Non. Google indexe très bien des URLs sans tirets ou avec des underscores. Les tirets facilitent la lecture et la séparation des mots, mais leur absence n'empêche pas l'indexation.
Si je migre toutes mes URLs pour ajouter des tirets, est-ce que je vais gagner en ranking ?
Très peu probable. Une migration mal gérée peut même vous faire perdre du trafic. Les tirets ne sont pas un signal de ranking fort — mieux vaut optimiser contenu et maillage.
Quelle est la différence entre tirets et underscores pour Google ?
Google traite les tirets comme des séparateurs de mots, alors que les underscores sont parfois interprétés comme faisant partie d'un seul mot. Mais l'impact sur le ranking est marginal dans la plupart des cas.
Faut-il absolument utiliser des tirets pour un nouveau site ?

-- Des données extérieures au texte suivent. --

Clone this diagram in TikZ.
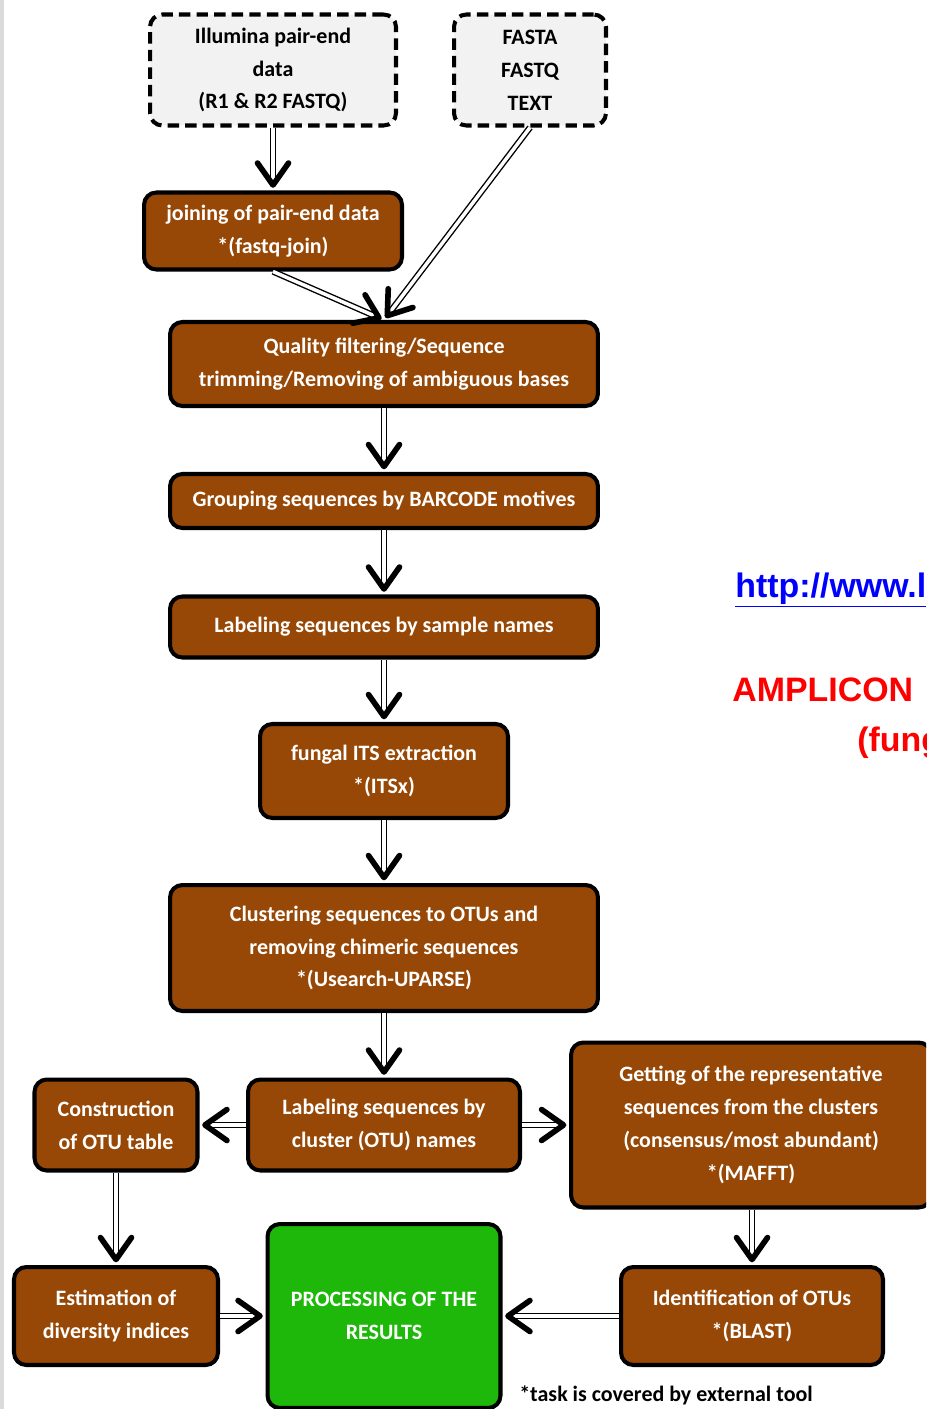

C'est une bonne pratique recommandée : les URLs sont plus lisibles pour les utilisateurs et les moteurs. Mais ce n'est pas un critère qui fera la différence entre page 1 et page 10.
Quels sont les vrais risques d'une migration d'URLs uniquement pour ajouter des tirets ?
Erreurs 404, perte de backlinks, dilution du PageRank interne, chute temporaire de trafic, temps de re-crawl long. Le retour sur investissement est souvent négatif.